§ What the task requires:
In the records below, find the line containing "Emit a Python" and the line containing "ax = fig.add_axes([141". Give again exactly those lines and every line between them, omitting the pictures.
------ Data provided
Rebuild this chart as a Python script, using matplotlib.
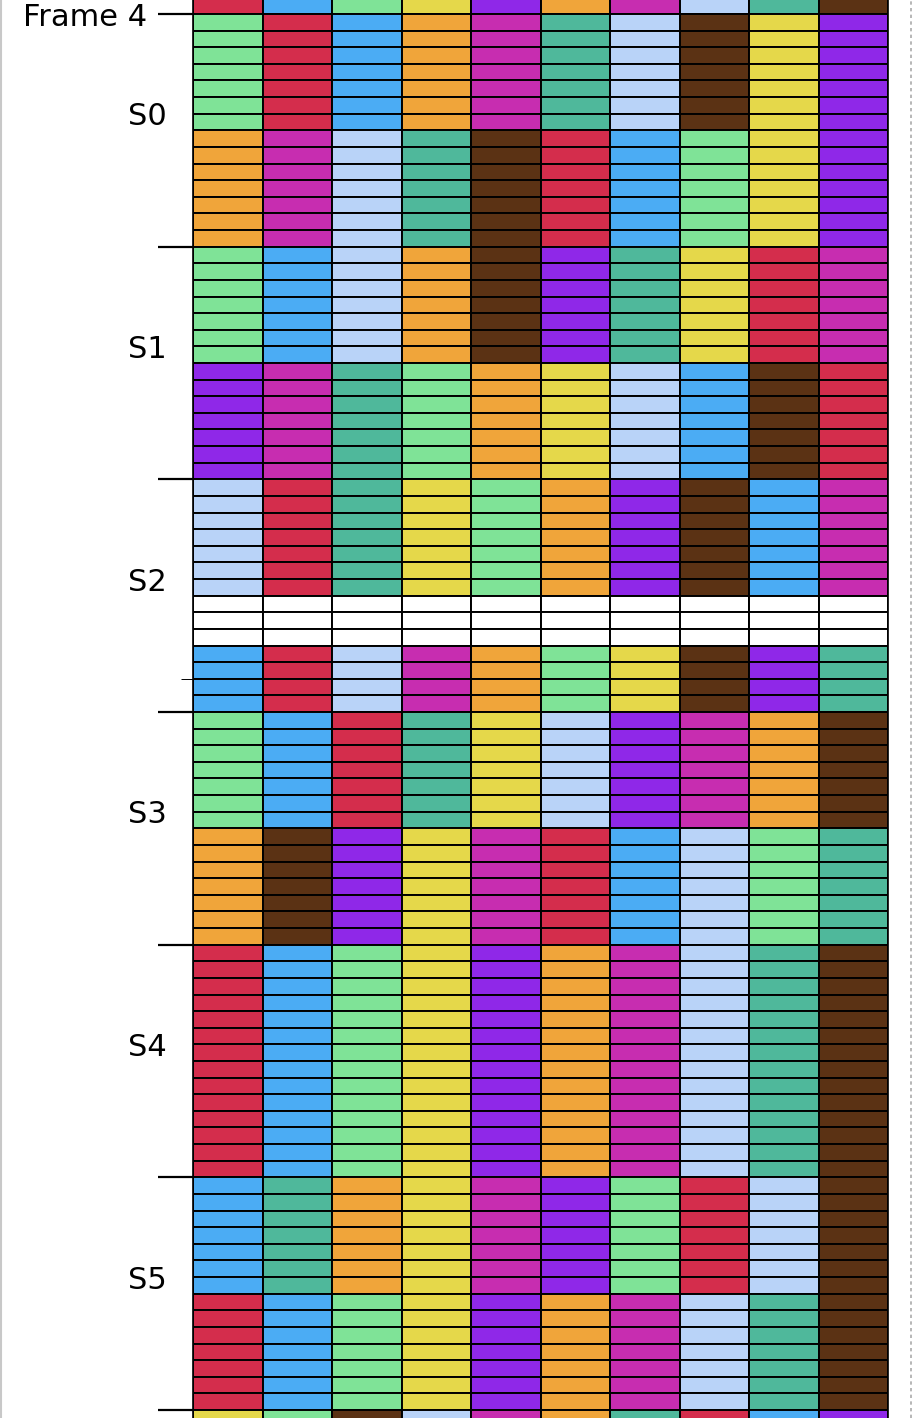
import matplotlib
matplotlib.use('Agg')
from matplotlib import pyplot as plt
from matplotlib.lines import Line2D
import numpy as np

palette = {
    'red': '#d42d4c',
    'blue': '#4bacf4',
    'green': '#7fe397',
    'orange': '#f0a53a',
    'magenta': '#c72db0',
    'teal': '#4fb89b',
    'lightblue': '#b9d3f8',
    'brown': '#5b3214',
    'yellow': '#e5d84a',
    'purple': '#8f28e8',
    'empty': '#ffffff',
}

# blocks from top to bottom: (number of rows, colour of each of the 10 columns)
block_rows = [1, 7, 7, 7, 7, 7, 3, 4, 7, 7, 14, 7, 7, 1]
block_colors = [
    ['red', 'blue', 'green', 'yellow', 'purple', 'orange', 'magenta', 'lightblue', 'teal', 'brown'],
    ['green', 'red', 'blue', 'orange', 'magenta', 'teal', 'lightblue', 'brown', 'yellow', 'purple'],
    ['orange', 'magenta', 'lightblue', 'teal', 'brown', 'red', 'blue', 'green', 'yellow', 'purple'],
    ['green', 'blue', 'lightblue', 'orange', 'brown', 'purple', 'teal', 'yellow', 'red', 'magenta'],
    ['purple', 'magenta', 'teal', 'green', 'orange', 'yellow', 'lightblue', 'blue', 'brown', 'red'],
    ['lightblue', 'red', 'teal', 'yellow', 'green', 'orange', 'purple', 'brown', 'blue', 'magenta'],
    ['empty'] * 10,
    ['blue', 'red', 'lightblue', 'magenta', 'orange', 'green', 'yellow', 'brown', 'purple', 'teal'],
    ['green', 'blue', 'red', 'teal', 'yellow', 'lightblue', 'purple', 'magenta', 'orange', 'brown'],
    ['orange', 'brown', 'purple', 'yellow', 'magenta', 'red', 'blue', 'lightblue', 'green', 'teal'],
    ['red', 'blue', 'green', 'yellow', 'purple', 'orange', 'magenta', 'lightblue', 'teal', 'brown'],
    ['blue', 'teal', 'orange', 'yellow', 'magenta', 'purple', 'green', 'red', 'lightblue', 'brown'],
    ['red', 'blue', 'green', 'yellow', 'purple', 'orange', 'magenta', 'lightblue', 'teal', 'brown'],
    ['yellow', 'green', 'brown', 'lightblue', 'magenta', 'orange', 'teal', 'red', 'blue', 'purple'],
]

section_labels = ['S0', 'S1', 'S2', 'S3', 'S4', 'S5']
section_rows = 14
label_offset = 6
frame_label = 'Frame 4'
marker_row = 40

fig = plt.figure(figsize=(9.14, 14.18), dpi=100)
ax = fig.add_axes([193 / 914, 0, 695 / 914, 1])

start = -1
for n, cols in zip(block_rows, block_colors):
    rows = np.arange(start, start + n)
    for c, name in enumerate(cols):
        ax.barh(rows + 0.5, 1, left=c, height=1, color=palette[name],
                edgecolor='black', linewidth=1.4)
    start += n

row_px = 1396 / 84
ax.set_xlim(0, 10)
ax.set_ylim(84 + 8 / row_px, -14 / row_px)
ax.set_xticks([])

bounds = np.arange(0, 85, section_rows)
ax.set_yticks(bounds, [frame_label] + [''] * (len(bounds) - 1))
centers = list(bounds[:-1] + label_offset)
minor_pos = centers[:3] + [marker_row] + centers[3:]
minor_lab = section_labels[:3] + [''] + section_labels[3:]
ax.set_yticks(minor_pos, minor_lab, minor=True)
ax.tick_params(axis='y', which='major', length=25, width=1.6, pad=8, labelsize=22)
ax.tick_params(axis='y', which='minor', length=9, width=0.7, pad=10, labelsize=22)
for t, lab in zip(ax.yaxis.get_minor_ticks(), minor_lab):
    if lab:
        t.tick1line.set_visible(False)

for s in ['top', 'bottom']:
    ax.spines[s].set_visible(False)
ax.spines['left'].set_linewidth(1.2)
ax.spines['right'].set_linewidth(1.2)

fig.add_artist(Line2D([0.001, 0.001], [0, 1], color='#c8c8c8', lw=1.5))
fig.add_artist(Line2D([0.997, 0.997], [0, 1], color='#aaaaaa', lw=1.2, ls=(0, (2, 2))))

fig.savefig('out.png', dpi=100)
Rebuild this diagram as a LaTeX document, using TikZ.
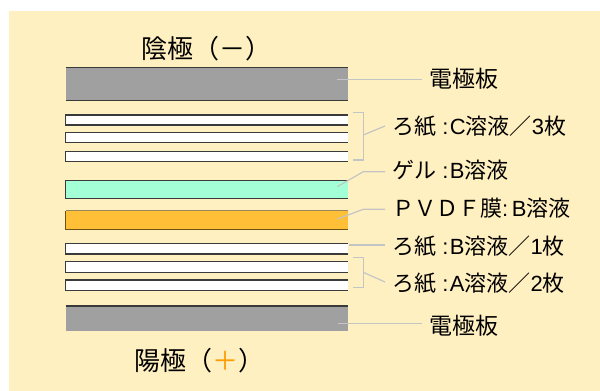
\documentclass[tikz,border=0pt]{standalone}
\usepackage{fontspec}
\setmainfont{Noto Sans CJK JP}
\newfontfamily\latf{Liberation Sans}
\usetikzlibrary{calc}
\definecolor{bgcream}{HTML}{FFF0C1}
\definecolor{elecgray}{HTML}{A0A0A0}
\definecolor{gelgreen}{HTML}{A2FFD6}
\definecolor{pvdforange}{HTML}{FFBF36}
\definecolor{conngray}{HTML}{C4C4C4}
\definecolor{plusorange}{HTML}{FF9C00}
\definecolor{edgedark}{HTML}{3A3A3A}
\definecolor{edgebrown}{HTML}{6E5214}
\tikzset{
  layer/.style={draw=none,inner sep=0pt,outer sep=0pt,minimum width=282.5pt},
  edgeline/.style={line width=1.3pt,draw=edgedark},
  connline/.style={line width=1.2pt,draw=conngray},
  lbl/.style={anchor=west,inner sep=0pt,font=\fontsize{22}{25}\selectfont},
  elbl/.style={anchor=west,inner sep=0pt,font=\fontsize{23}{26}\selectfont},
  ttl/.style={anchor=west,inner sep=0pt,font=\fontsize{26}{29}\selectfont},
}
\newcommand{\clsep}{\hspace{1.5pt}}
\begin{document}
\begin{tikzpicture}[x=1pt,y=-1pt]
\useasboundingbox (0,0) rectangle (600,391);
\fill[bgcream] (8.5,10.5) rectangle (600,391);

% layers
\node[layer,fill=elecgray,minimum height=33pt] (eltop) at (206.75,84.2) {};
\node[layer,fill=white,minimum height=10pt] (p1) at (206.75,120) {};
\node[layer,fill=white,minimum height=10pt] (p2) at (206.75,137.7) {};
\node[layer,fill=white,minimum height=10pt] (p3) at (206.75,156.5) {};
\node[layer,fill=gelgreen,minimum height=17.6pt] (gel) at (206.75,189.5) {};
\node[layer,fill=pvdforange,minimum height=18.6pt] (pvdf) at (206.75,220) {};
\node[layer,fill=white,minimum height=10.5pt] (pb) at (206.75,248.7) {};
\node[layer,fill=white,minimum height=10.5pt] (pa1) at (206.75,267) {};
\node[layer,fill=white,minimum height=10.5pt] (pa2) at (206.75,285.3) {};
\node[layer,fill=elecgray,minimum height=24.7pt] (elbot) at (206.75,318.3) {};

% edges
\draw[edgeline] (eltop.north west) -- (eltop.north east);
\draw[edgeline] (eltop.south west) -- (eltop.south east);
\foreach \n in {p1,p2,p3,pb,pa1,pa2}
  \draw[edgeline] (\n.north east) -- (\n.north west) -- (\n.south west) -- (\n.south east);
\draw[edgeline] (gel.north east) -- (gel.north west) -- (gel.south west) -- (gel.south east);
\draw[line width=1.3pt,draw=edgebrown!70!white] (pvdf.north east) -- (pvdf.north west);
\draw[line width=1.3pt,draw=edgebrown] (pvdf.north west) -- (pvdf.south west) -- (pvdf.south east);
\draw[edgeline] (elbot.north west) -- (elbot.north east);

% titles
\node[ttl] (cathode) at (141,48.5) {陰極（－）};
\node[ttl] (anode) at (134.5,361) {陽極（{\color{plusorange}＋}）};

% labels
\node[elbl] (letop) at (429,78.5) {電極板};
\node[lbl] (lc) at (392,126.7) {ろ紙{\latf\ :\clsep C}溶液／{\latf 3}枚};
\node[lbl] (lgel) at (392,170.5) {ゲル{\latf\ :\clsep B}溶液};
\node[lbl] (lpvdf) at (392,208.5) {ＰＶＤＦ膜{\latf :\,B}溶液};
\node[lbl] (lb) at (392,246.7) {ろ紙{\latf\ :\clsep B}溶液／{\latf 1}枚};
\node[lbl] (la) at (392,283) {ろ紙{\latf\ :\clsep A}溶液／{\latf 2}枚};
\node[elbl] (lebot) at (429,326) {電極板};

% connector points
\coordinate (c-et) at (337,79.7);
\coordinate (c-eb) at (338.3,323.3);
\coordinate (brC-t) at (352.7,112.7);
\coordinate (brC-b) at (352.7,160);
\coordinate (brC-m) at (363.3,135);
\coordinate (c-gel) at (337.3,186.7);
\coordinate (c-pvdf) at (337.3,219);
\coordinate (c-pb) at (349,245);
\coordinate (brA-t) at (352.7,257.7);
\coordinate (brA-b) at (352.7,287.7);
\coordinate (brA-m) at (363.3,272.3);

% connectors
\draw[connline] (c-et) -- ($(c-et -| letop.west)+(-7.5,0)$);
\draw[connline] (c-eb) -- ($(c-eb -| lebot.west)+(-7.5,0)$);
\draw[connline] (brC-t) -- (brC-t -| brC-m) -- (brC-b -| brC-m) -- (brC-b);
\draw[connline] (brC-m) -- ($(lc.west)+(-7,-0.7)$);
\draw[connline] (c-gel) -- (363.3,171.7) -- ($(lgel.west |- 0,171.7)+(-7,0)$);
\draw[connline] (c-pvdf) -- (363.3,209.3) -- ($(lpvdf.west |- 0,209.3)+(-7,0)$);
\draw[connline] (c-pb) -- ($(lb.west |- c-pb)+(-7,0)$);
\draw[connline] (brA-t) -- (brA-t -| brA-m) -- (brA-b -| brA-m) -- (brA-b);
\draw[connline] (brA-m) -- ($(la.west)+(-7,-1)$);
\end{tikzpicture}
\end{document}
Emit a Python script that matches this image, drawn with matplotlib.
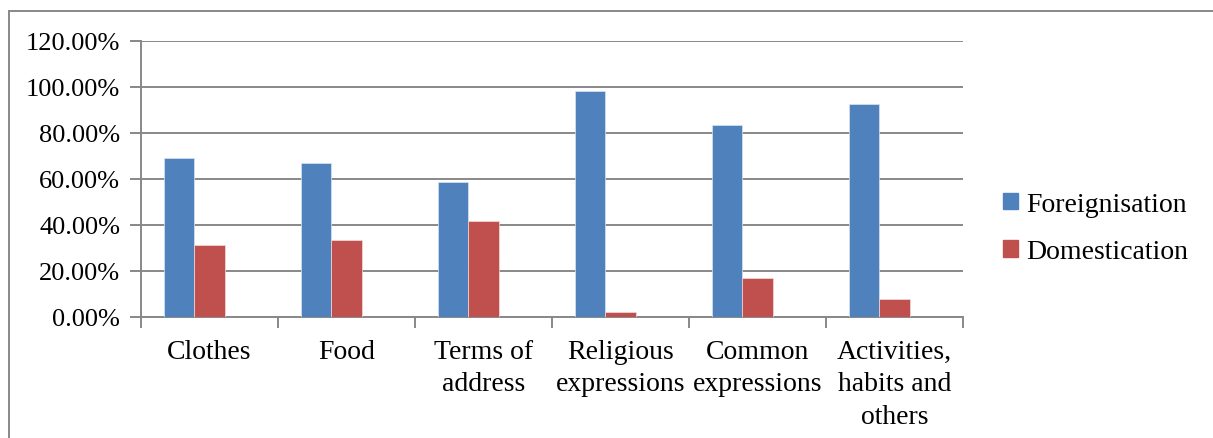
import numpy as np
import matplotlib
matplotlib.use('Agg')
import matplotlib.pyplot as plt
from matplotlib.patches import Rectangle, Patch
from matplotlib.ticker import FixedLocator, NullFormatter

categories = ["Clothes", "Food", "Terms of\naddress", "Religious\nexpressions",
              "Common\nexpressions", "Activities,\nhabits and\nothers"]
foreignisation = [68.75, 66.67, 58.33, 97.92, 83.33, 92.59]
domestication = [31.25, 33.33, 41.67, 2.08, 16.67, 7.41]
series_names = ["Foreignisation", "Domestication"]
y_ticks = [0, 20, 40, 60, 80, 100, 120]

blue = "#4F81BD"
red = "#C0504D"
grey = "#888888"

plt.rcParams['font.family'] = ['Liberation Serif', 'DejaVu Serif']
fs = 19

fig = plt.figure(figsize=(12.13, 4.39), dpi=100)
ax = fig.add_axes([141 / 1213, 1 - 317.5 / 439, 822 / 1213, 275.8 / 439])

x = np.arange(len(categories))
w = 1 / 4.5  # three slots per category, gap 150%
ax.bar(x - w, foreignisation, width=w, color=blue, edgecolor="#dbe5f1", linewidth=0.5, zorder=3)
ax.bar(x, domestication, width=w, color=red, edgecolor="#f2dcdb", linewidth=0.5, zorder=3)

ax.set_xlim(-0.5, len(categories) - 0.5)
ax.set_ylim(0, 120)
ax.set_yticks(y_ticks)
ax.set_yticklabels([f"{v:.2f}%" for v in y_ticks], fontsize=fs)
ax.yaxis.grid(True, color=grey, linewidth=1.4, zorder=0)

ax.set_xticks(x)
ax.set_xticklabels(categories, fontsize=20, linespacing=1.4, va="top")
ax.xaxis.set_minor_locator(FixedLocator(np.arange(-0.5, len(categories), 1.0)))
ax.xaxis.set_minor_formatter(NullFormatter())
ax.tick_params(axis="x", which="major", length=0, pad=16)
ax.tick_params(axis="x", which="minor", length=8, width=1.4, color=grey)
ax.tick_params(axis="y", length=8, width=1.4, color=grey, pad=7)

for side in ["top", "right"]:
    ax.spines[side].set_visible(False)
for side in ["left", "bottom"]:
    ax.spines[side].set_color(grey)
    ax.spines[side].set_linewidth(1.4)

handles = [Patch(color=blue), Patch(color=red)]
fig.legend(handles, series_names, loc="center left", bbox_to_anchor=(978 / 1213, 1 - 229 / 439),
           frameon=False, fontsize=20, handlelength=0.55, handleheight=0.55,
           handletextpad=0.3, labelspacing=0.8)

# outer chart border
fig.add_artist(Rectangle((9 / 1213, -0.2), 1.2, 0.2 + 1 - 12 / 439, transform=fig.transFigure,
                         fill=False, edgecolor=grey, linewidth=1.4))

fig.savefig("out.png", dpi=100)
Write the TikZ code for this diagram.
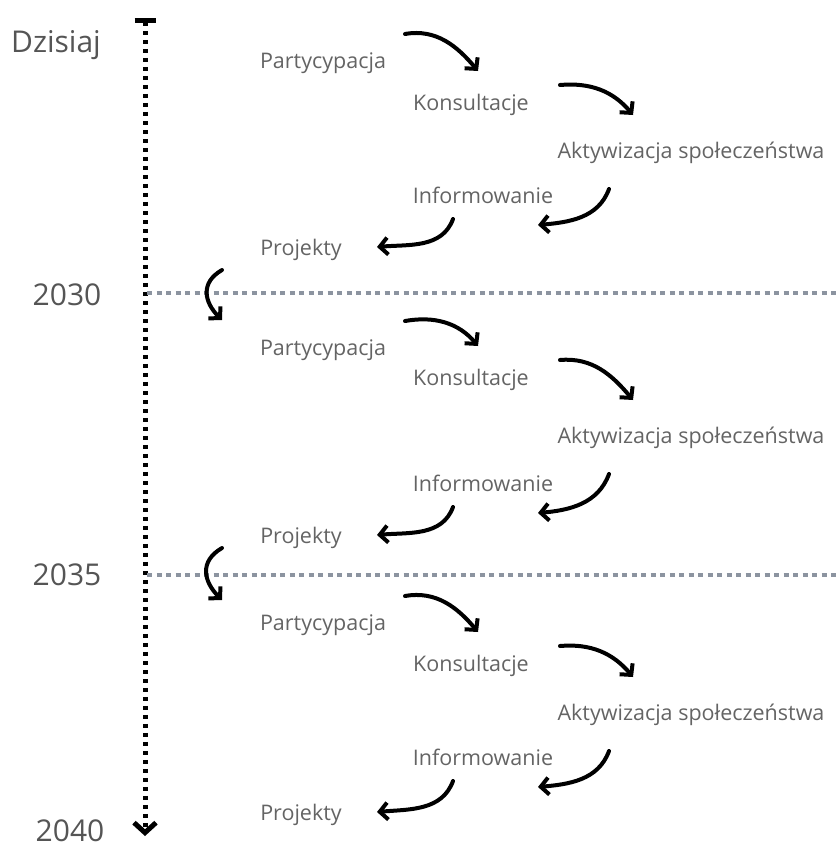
------------
§ Completed exercise:
Emit a Python script that matches this image, drawn with matplotlib.
import numpy as np
import matplotlib
matplotlib.use('Agg')
import matplotlib.pyplot as plt
from matplotlib.patches import Rectangle, Patch
from matplotlib.ticker import FixedLocator, NullFormatter

categories = ["Clothes", "Food", "Terms of\naddress", "Religious\nexpressions",
              "Common\nexpressions", "Activities,\nhabits and\nothers"]
foreignisation = [68.75, 66.67, 58.33, 97.92, 83.33, 92.59]
domestication = [31.25, 33.33, 41.67, 2.08, 16.67, 7.41]
series_names = ["Foreignisation", "Domestication"]
y_ticks = [0, 20, 40, 60, 80, 100, 120]

blue = "#4F81BD"
red = "#C0504D"
grey = "#888888"

plt.rcParams['font.family'] = ['Liberation Serif', 'DejaVu Serif']
fs = 19

fig = plt.figure(figsize=(12.13, 4.39), dpi=100)
ax = fig.add_axes([141 / 1213, 1 - 317.5 / 439, 822 / 1213, 275.8 / 439])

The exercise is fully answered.